══ Information shown
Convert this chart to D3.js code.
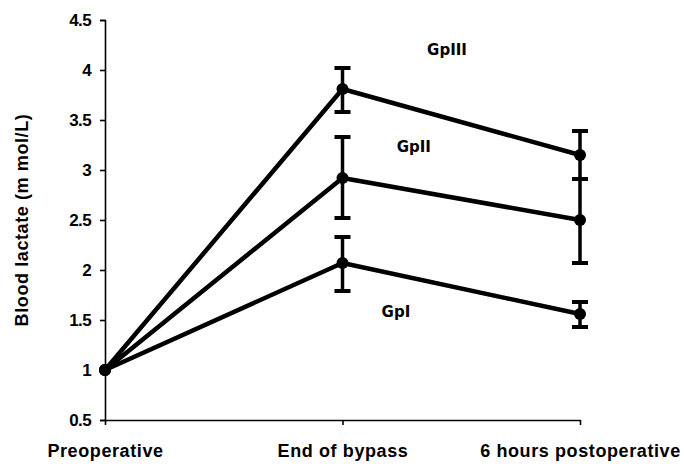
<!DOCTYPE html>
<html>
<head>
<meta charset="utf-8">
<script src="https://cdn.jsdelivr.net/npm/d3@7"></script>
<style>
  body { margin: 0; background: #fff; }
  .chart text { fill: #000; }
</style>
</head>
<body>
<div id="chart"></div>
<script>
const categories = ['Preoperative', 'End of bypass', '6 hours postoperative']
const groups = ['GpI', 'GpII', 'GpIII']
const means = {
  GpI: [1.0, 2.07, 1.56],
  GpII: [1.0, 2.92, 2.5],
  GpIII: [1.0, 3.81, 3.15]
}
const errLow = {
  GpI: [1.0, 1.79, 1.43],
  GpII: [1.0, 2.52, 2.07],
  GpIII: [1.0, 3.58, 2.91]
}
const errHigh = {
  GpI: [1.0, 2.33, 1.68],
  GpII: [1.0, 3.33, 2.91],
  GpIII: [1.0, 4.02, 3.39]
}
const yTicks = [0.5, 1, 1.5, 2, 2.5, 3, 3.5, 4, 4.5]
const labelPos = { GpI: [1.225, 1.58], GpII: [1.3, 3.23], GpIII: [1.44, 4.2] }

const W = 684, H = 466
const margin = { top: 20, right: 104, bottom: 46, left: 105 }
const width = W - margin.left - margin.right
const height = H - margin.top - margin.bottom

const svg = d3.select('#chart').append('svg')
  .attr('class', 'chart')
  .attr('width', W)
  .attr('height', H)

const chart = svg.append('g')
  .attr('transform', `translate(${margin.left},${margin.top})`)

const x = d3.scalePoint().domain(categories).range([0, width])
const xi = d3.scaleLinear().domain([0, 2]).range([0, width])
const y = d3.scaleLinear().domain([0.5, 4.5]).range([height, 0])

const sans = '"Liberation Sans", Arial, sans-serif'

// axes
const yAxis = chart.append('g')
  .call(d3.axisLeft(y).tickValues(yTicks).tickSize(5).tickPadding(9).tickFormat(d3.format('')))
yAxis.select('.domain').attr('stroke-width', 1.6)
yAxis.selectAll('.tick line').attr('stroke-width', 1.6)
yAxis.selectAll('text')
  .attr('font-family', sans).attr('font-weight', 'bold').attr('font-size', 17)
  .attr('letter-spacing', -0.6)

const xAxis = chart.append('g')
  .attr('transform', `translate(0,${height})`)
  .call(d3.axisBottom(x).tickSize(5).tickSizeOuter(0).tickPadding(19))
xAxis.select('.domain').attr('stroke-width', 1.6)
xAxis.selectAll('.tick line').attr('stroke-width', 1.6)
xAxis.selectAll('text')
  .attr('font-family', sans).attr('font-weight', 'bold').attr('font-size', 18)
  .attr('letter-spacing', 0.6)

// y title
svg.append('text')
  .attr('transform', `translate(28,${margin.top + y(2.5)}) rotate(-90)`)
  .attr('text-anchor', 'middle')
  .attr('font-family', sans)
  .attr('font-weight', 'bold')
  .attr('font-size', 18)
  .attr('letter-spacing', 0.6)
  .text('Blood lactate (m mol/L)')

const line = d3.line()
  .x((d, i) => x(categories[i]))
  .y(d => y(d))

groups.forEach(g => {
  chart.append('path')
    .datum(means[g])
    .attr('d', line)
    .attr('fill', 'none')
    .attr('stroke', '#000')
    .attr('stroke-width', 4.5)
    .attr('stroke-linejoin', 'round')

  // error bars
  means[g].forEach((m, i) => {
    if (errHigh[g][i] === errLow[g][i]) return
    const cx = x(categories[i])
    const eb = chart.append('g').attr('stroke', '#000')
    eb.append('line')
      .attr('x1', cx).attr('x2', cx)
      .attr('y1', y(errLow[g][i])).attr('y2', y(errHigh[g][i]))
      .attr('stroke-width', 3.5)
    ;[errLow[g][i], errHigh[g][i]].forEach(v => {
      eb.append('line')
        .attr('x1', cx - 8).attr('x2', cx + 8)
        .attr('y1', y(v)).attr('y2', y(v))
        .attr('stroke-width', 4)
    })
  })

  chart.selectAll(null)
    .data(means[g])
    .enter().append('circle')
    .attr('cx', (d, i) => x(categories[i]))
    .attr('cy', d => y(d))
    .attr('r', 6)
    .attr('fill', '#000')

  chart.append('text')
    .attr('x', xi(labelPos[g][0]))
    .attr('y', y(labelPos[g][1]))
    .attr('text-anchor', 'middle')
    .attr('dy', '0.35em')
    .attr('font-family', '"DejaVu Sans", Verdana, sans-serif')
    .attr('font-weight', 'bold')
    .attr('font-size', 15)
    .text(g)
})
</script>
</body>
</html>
════
▶ [Instruction]: Gather every line containing the word "chart" and copy it.

▶ [Exercise result]:
Convert this chart to D3.js code.
  .chart text { fill: #000; }
<div id="chart"></div>
const svg = d3.select('#chart').append('svg')
  .attr('class', 'chart')
const chart = svg.append('g')
const yAxis = chart.append('g')
const xAxis = chart.append('g')
  chart.append('path')
    const eb = chart.append('g').attr('stroke', '#000')
  chart.selectAll(null)
  chart.append('text')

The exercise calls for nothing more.